§ **Goal**: Go through the records below from the first line and print each one exactly, stopping after the line that contains "from matplotlib.patches import". Do not print pictures or anything past that line.

[Start]

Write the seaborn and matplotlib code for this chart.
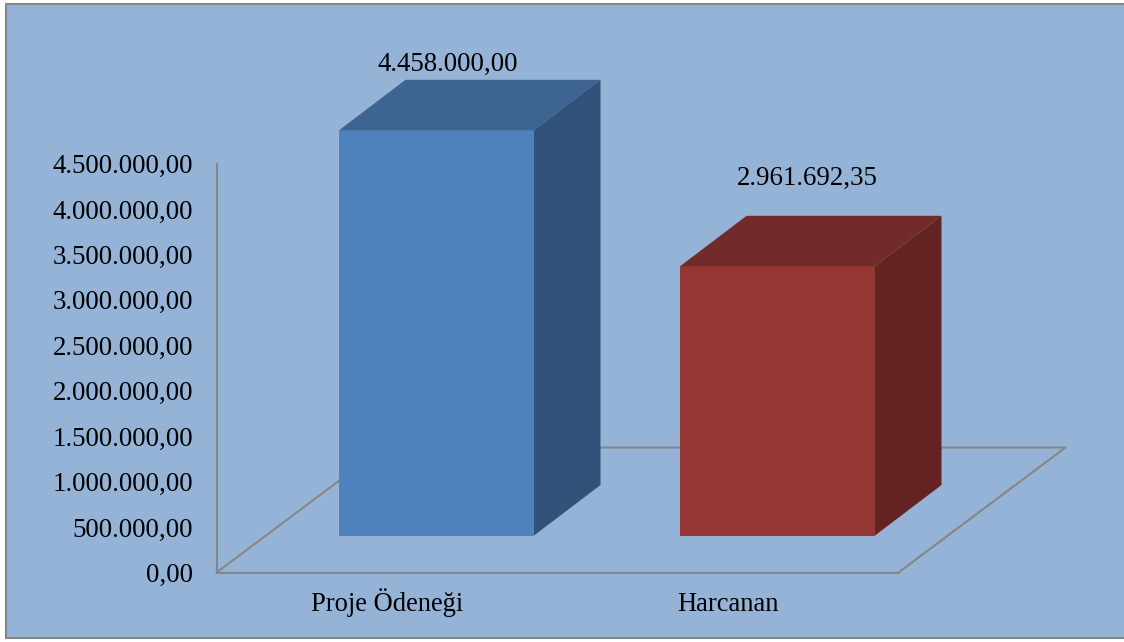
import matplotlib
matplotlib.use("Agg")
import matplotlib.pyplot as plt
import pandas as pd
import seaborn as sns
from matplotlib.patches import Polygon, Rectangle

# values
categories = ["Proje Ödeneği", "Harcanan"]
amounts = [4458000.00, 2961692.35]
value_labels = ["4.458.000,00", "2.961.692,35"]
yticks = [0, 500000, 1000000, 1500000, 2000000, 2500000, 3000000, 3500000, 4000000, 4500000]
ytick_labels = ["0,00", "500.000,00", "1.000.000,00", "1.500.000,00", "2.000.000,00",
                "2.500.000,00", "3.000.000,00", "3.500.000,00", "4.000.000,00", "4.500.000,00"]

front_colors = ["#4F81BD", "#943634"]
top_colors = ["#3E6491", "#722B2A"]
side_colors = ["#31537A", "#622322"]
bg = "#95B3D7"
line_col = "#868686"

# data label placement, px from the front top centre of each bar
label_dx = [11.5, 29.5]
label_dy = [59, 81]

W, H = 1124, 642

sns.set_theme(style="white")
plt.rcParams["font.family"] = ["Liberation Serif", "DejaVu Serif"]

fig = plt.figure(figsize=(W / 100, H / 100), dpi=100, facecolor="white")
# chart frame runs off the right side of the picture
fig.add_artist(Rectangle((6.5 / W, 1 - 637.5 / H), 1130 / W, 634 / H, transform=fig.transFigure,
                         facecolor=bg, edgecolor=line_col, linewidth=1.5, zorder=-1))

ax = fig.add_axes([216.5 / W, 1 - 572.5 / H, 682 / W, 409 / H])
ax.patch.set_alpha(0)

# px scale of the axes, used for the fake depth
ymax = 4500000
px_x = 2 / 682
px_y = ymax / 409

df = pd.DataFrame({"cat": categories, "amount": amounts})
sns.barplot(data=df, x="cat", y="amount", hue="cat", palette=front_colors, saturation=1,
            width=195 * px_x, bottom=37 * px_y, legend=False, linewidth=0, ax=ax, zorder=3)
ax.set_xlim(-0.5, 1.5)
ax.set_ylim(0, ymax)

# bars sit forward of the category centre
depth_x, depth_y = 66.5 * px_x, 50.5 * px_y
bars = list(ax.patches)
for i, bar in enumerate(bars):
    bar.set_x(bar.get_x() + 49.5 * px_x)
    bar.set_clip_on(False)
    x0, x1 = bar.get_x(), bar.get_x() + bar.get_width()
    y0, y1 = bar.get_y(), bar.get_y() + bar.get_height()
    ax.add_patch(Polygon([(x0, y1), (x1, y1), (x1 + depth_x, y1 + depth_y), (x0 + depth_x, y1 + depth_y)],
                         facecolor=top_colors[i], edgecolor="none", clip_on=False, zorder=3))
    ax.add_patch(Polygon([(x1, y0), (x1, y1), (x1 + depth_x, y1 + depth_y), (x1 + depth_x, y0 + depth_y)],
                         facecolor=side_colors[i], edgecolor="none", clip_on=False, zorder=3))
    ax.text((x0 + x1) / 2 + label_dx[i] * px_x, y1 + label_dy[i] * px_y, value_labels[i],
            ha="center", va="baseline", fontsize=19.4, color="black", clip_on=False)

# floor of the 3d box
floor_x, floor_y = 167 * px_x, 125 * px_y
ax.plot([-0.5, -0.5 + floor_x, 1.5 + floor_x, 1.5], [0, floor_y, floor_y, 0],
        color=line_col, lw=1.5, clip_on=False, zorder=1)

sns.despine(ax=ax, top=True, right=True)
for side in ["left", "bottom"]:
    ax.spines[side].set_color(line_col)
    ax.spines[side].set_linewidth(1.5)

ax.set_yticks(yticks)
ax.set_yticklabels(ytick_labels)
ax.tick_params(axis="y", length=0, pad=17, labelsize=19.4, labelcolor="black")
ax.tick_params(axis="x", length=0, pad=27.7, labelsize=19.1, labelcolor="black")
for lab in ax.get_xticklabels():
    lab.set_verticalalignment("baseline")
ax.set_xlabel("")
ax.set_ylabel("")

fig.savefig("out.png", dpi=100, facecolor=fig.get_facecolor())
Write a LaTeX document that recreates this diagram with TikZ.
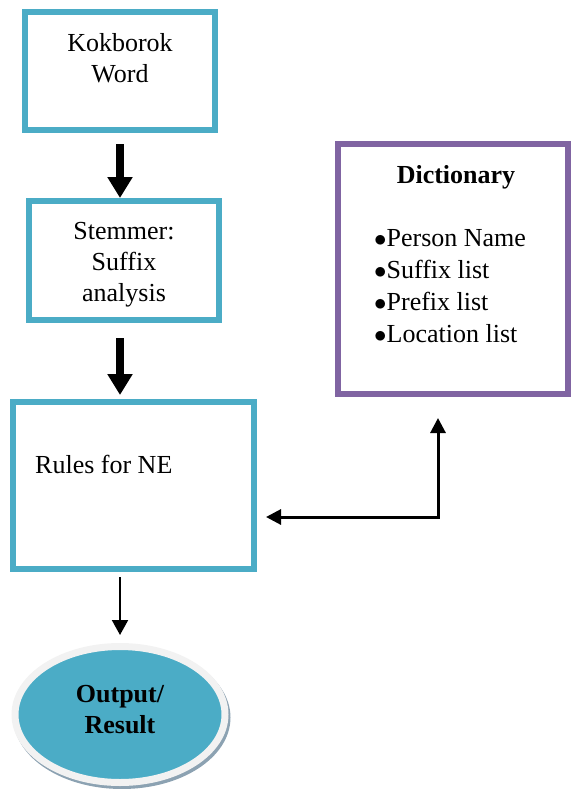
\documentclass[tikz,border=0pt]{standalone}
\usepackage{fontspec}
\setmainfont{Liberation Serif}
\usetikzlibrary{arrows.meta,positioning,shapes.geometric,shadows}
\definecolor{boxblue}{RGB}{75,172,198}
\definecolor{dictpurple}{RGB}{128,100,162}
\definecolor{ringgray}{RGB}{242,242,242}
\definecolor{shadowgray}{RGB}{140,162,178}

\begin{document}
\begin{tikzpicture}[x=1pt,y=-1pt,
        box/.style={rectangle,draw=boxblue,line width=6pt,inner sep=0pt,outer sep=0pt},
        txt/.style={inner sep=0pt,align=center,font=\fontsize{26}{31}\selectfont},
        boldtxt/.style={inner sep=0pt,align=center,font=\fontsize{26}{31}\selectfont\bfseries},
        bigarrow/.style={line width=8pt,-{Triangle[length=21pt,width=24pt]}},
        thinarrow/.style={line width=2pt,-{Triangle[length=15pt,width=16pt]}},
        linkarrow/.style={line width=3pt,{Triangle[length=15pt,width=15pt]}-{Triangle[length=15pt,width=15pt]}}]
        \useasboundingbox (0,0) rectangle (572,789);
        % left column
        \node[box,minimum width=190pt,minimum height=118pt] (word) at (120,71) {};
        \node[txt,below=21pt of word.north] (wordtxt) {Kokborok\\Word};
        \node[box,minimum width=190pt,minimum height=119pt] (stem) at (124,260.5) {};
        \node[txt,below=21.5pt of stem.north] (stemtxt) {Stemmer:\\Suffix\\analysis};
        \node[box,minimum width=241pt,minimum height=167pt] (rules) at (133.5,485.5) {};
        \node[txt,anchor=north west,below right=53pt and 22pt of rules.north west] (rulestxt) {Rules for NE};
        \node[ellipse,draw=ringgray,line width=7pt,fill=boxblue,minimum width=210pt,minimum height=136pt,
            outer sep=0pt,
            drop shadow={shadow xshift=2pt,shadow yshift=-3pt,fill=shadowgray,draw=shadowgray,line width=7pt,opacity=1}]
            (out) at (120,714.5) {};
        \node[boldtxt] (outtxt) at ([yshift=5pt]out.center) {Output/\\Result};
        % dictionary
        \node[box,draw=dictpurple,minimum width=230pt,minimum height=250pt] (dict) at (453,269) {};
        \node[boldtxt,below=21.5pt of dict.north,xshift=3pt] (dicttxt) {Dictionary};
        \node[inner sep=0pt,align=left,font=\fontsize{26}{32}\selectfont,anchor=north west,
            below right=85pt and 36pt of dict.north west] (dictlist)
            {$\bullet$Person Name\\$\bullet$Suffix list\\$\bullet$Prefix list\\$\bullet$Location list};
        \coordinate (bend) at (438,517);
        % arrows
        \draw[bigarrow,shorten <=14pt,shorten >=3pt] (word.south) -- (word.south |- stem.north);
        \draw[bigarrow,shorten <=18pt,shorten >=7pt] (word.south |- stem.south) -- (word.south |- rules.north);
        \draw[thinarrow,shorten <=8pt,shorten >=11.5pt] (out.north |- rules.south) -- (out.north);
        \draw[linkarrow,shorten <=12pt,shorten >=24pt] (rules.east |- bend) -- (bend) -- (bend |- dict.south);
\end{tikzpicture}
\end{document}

[End]

§ **Correct output**:
Write the seaborn and matplotlib code for this chart.
import matplotlib
matplotlib.use("Agg")
import matplotlib.pyplot as plt
import pandas as pd
import seaborn as sns
from matplotlib.patches import Polygon, Rectangle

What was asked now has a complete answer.